Tuesday, July 20, 2004

AirPort Express: toy of the month

MacInTouch Posting by Kevin Klein
[Kevin Klein] First impressions: Wow, Wow, Wow. This new Apple accessory is ridiculously cool and I am really blown away with the new features I am now able to bring to my home network and stereos with the Airport Express.

 It integrates seamlessly with iTunes 4.6 by adding a "speaker output selection pop-up" in the bottom right of the main browser window. It took me a while to find it, but this was by far the hardest part of the installation. Now my output choices are "Computer" and "Home Main Stereo System" (you can choose the name of each Express as it appears in iTunes).

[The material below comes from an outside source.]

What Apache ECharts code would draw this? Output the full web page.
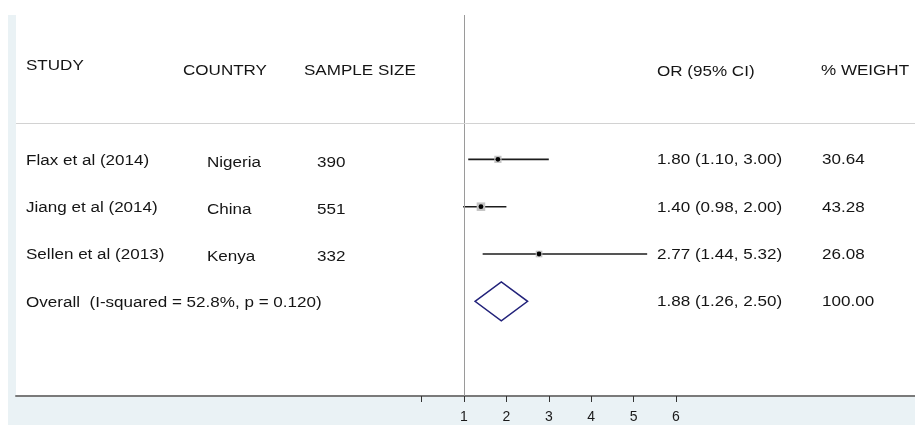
<!DOCTYPE html>
<html><head><meta charset="utf-8">
<script src="https://cdn.jsdelivr.net/npm/echarts@6/dist/echarts.min.js"></script>
<style>html,body{margin:0;padding:0;background:#fff}#c{width:915px;height:425px}</style>
</head><body><div id="c"></div>
<script>
// ---- data ----
const headers = ['STUDY', 'COUNTRY', 'SAMPLE SIZE', 'OR (95% CI)', '% WEIGHT'];
const studies = ['Flax et al (2014)', 'Jiang et al (2014)', 'Sellen et al (2013)'];
const countries = ['Nigeria', 'China', 'Kenya'];
const sampleSizes = [390, 551, 332];
const orValues = [1.80, 1.40, 2.77];
const ciLower = [1.10, 0.98, 1.44];
const ciUpper = [3.00, 2.00, 5.32];
const weights = [30.64, 43.28, 26.08];
const overallLabel = 'Overall  (I-squared = 52.8%, p = 0.120)';
const overallOR = [1.88];
const overallLower = [1.26];
const overallUpper = [2.50];
const overallWeight = [100.00];
const tickValues = [0, 1, 2, 3, 4, 5, 6];
const tickLabels = [1, 2, 3, 4, 5, 6];
const studyRows = [3, 4, 5];
const overallRow = [6];
const nullValue = 1;

// ---- layout ----
const FONT = 'Liberation Sans';
const TXT = '#151515';
const colX = { study: 26, country: 207, sample: 317, or: 657, weight: 822 };
const headX = [26, 183, 304, 657, 821];
const headY = [65.5, 70.5, 70.5, 71.5, 71];

const fmt = v => v.toFixed(2);

const chart = echarts.init(document.getElementById('c'), null, { renderer: 'canvas' });

const studyData = studies.map((s, i) => [ciLower[i], ciUpper[i], orValues[i], studyRows[i], weights[i]]);
const overallData = [[overallLower[0], overallUpper[0], overallOR[0], overallRow[0]]];

chart.setOption({
  animation: false,
  grid: { left: 16, right: 0, top: 15, bottom: 29 },
  xAxis: {
    type: 'value', min: -9.566, max: 11.637, position: 'bottom',
    splitLine: { show: false },
    axisLine: { onZero: false, lineStyle: { color: '#7a7a7a', width: 2 } },
    axisTick: { customValues: tickValues, length: 6, lineStyle: { color: '#333', width: 1 } },
    axisLabel: { customValues: tickLabels, margin: 14, fontSize: 14, color: '#1a1a1a', fontFamily: FONT }
  },
  yAxis: { type: 'value', inverse: true, min: -0.05, max: 8.0, show: false },
  series: [
    {
      type: 'custom',
      data: studyData,
      encode: { x: [0, 1, 2], y: 3 },
      renderItem(params, api) {
        const lo = api.coord([api.value(0), api.value(3)]);
        const hi = api.coord([api.value(1), api.value(3)]);
        const mid = api.coord([api.value(2), api.value(3)]);
        const s = 1.3 * Math.sqrt(api.value(4));
        return {
          type: 'group', children: [
            { type: 'line', shape: { x1: lo[0], y1: lo[1], x2: hi[0], y2: hi[1] }, style: { stroke: '#1c1c1c', lineWidth: 1.6 } },
            { type: 'rect', shape: { x: mid[0] - s / 2, y: mid[1] - s / 2, width: s, height: s }, style: { fill: '#c4c4c4' } },
            { type: 'circle', shape: { cx: mid[0], cy: mid[1], r: 2.4 }, style: { fill: '#000' } }
          ]
        };
      },
      markLine: {
        silent: true, symbol: 'none', label: { show: false },
        lineStyle: { color: '#9a9a9a', width: 1, type: 'solid' },
        data: [
          { xAxis: nullValue },
          { yAxis: 2.232, lineStyle: { color: '#d2d2d2', width: 1, type: 'solid' } }
        ]
      }
    },
    {
      type: 'custom',
      data: overallData,
      encode: { x: [0, 1, 2], y: 3 },
      renderItem(params, api) {
        const lo = api.coord([api.value(0), api.value(3)]);
        const hi = api.coord([api.value(1), api.value(3)]);
        const mid = api.coord([api.value(2), api.value(3)]);
        const h = 19.5;
        return {
          type: 'polygon',
          shape: { points: [[lo[0], lo[1]], [mid[0], mid[1] - h], [hi[0], hi[1]], [mid[0], mid[1] + h]] },
          style: { fill: 'none', stroke: '#22227a', lineWidth: 1.5 }
        };
      }
    }
  ]
});

function rowY(r) { return chart.convertToPixel({ gridIndex: 0 }, [0, r])[1]; }
function txt(x, y, s) {
  return {
    type: 'text', x: x, y: y, scaleX: 1.1, z: 10, silent: true,
    style: { text: String(s), font: '15.5px "' + FONT + '"', fill: TXT, align: 'left', verticalAlign: 'middle' }
  };
}
const g = [
  { type: 'rect', shape: { x: 8, y: 15, width: 8, height: 410 }, style: { fill: '#eaf2f5' }, z: -5, silent: true },
  { type: 'rect', shape: { x: 8, y: 397, width: 907, height: 28 }, style: { fill: '#eaf2f5' }, z: -5, silent: true }
];
headers.forEach((h, i) => g.push(txt(headX[i], headY[i], h)));
studies.forEach((s, i) => {
  const y = rowY(studyRows[i]);
  g.push(txt(colX.study, y + 1, s));
  g.push(txt(colX.country, y + 3, countries[i]));
  g.push(txt(colX.sample, y + 3, sampleSizes[i]));
  g.push(txt(colX.or, y + 0.7, fmt(orValues[i]) + ' (' + fmt(ciLower[i]) + ', ' + fmt(ciUpper[i]) + ')'));
  g.push(txt(colX.weight, y + 0.7, fmt(weights[i])));
});
{
  const y = rowY(overallRow[0]);
  g.push(txt(colX.study, y + 1, overallLabel));
  g.push(txt(colX.or, y + 0.7, fmt(overallOR[0]) + ' (' + fmt(overallLower[0]) + ', ' + fmt(overallUpper[0]) + ')'));
  g.push(txt(colX.weight, y + 0.7, fmt(overallWeight[0])));
}
chart.setOption({ graphic: g });
</script>
</body></html>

When I add more Airport Expresses later, I'll have more choices from this pop-up menu to choose from
One other note, the Mac does not control the volume the Airport Express passes the stereo it's connected to.
In addition to the usual security options (WEP, WPA, etc), I can also password protect each Express for AirTunes access too (using the included Admin Tool). This will can help limit AirTunes availability in more robust, less private environments other than my home (like businesses, coffee shops, hot spots, etc.). I can envision an Airport Express even working as the source for "on hold" music for business phones systems.
Now what about my older, legacy Airport Extreme Base Station?
I chose to setup WDS using the Airport Express as the main WAP and relocate my older Extreme BS to my second floor home office and set it up as the remote WAP for my home network. I used same network name for both and now have a perfect, full-coverage WiFi network for my entire home (including my rooftop deck and backyard).
Another cool thing is with WDS and multiple Expresses/Base Stations, I can have multiple USB printers available via Rendezvous concurrently. Now I can print to my USB Brother Fax machine or my USB Epson 880 without any other computers sharing these USB printer connections and making them available by bridging over wireless or Ethernet.
The Airport Express is small and therefore highly portable and it can save up to five (5) LAN/WAN configurations to help accommodate its portability. If you have one that moves around a lot (it is, after all, the size of an iBook power adapter and can fit in your front pocket), you can save multiple configurations for common destinations like your car, your office, your summer home, your house and your best friends house, etc.).
Because it's very portable and I am sure that the one I have permanently connection to my home Cable Modem/Home Stereo will not be enough for me.
Although I have not yet tested it with XP, If it works as well with Windows (as advertised) this will be the must-have gadget of the upcoming year.
Ok, I'm sold. I may just buy one. One thing I've heard is you can't listed to both local speakers from the iTunes host and distal speakers from the AirPort Express -- a time delay puts the music out of sync.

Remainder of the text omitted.